Impact of New Industrial Policy 1991
- Removal of Restrictions Regarding License, Permit, and Quota Raj: It removed the restrictions experienced during the license, permit, and quota raj. It intended to liberalize the economy by removing bureaucratic restrictions on industrial growth.
- Public Sector’s Role and Disinvestment: The role of the public sector was decreased and two sectors were reserved for the public. The process of disinvestment was started in PSUs.
- Entry of Multi-National Companies: By removing restrictions it enabled the entry of multinational companies, privatization, removal of asset limits on MRTP companies, liberal licensing policy, etc.
- Increment in Domestic and Foreign Investment: Domestic, as well as foreign investment, increased in almost every sector of the economy.
- Increment in Exports and Related Activities: Increased efforts were undertaken to increase exports such as Export Oriented Units (EOU), Export Processing Zones (EPZ), Agri-Export Zones (AEZ), etc emerged.
- Establishment of a Separate Ministry: To better resolve the issues of MSMEs, in 2006, a new act and separate ministry were established.

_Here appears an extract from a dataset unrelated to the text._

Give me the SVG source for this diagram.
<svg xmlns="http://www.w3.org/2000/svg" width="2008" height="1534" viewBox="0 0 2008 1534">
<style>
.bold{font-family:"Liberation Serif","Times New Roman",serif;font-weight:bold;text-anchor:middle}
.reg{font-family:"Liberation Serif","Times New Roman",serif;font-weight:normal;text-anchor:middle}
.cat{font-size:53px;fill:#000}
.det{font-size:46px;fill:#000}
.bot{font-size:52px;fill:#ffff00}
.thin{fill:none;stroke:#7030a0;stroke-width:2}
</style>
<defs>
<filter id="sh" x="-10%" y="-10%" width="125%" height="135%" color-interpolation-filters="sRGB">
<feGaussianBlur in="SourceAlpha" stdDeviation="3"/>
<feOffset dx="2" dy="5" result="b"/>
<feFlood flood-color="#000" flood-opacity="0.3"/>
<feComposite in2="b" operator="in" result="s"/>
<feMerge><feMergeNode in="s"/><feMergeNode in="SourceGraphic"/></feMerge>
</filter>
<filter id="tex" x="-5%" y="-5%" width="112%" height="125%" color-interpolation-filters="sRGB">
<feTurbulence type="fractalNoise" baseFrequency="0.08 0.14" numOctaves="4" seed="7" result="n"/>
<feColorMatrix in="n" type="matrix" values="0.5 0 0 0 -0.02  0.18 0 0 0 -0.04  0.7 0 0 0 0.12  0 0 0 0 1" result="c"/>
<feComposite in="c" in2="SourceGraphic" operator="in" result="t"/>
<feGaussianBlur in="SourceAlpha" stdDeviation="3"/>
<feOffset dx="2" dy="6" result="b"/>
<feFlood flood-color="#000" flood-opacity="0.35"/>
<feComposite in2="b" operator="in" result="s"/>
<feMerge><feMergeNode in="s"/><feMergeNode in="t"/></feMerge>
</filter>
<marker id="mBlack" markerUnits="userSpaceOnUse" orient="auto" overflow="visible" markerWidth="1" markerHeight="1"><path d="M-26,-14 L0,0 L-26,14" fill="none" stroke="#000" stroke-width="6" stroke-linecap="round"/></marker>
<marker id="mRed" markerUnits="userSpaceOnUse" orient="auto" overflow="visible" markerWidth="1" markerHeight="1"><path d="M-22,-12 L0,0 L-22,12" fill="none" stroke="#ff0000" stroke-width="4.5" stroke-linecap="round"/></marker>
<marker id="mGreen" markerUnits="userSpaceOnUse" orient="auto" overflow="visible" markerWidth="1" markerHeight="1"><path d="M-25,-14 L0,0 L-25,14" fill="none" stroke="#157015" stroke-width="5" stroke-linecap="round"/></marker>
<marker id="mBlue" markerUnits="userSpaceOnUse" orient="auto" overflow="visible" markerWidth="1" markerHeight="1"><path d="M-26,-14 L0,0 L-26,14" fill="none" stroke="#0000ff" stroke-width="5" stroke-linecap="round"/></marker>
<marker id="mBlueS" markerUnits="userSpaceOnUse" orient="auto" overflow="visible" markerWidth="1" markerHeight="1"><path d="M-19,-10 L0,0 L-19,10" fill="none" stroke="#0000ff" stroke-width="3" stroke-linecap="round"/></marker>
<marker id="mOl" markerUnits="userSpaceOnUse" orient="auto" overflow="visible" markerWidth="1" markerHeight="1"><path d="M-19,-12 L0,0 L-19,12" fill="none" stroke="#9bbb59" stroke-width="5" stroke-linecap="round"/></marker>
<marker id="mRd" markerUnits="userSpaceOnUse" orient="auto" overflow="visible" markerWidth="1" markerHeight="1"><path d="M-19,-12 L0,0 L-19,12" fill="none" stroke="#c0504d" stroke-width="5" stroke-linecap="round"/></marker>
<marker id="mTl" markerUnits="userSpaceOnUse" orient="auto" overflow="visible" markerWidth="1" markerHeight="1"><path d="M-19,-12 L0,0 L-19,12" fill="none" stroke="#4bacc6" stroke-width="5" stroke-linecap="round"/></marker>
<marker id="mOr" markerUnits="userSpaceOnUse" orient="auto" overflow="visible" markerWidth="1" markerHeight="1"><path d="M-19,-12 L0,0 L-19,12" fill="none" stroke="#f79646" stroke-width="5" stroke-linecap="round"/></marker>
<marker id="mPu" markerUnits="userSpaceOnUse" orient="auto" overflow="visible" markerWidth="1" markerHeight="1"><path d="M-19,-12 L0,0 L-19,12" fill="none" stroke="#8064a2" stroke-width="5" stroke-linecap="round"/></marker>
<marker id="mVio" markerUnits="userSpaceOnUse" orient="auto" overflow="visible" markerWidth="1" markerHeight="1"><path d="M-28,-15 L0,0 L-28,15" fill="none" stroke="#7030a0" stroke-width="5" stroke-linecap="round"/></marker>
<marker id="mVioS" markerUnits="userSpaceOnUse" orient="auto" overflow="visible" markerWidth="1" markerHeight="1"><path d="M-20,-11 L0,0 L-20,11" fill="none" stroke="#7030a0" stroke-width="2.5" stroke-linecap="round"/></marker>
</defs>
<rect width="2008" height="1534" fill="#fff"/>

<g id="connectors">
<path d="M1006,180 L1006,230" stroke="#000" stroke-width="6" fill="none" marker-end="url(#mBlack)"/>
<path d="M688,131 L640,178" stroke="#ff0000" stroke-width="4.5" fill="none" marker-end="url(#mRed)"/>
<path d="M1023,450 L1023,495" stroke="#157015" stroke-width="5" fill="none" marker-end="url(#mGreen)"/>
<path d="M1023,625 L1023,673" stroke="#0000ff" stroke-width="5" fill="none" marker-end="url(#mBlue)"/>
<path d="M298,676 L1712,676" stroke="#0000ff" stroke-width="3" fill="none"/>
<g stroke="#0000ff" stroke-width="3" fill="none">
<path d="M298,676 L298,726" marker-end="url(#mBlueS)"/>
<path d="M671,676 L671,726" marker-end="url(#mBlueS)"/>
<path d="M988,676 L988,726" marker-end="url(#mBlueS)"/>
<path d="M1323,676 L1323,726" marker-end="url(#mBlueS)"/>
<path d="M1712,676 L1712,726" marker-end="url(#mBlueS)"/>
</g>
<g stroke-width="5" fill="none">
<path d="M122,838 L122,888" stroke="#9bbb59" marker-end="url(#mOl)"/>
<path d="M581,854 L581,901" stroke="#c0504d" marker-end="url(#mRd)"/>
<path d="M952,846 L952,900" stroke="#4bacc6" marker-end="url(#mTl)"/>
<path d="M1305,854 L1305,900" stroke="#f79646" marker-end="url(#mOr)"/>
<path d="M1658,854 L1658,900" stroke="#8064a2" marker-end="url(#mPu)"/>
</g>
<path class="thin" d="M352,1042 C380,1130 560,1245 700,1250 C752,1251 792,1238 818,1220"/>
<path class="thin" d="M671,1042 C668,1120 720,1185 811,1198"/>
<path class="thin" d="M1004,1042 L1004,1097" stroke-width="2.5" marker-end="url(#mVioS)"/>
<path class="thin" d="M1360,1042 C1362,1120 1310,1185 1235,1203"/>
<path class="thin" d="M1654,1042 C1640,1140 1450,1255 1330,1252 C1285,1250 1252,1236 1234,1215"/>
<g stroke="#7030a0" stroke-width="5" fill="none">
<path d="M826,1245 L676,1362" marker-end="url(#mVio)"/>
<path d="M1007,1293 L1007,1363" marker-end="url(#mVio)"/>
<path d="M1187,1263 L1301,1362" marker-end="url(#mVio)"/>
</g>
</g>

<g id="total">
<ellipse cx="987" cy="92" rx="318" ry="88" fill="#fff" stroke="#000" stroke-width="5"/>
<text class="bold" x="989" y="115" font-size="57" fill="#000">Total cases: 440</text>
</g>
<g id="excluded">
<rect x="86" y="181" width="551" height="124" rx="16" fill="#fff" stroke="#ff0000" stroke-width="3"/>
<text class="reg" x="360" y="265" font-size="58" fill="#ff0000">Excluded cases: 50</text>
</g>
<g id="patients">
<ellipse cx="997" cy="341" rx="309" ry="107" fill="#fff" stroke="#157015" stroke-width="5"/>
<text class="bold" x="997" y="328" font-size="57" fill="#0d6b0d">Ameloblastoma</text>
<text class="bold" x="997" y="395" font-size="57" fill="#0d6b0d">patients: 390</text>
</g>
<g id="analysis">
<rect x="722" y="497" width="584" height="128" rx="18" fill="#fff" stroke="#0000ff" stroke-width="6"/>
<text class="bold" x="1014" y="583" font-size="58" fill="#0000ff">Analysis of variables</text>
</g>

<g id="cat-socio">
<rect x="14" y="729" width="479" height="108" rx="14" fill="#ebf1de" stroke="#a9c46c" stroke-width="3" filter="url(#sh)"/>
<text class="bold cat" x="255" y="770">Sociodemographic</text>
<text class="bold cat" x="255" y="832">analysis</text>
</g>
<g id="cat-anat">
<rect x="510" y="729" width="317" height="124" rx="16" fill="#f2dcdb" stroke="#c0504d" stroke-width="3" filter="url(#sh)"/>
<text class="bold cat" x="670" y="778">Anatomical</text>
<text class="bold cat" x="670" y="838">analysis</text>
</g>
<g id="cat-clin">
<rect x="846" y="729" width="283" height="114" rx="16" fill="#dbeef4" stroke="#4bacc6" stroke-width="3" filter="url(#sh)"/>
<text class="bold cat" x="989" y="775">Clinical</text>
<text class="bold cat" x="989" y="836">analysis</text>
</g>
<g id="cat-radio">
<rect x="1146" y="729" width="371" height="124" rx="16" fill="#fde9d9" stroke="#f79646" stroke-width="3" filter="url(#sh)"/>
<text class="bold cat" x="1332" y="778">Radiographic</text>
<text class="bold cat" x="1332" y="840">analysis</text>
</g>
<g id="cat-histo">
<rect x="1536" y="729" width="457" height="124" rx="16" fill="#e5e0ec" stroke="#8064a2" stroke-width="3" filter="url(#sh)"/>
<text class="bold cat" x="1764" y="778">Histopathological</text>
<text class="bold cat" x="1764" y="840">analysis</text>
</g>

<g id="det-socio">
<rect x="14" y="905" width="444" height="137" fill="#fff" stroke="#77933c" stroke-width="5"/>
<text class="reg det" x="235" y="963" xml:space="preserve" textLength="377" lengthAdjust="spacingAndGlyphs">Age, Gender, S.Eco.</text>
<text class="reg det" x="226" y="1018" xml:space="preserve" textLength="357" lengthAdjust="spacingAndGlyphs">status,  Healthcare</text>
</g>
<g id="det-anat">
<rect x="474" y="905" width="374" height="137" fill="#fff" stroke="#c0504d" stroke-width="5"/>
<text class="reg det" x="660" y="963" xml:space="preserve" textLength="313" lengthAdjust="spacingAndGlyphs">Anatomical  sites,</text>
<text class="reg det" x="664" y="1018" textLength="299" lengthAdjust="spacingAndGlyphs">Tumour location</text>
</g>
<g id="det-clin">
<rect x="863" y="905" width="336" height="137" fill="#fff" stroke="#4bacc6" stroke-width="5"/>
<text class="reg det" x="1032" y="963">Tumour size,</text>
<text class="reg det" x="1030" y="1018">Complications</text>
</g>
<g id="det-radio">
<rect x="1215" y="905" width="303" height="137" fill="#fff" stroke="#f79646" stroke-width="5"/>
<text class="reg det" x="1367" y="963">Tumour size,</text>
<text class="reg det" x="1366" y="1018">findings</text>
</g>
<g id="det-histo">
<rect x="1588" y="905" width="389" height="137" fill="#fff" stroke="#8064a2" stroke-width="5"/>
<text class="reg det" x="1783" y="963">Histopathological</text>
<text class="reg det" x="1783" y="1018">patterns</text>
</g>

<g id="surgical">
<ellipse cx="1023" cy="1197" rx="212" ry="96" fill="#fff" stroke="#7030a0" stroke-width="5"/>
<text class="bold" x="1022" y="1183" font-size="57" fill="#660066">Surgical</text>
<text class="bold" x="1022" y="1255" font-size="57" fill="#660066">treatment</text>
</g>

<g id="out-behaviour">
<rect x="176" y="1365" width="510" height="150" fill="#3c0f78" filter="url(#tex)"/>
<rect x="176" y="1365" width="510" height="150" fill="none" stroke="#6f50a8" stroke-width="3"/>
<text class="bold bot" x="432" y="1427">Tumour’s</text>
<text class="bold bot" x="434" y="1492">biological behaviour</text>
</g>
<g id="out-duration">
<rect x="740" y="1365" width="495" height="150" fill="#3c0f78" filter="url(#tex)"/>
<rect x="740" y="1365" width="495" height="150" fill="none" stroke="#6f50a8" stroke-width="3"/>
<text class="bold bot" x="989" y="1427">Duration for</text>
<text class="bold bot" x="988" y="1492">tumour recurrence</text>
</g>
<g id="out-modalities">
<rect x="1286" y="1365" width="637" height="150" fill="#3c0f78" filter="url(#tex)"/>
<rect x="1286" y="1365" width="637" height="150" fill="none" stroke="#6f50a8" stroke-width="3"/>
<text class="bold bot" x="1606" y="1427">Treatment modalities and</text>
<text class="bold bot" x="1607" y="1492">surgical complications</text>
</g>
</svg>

The New Industrial Policy of 1991 marked a transformative era for India''s economic landscape. Aimed at empowering market forces and enhancing efficiency, the policy addressed the challenges in the country''s industrial structure accumulated over decades. The focus on liberalization, privatization, and globalization ushered in significant changes, reducing government monopoly, abolishing industrial licensing, and attracting foreign investment. The impact was profound, fostering increased domestic and foreign investment, boosting exports, and restructuring the public sector. The policy''s legacy continues to shape India''s economic trajectory, contributing to its growth and development.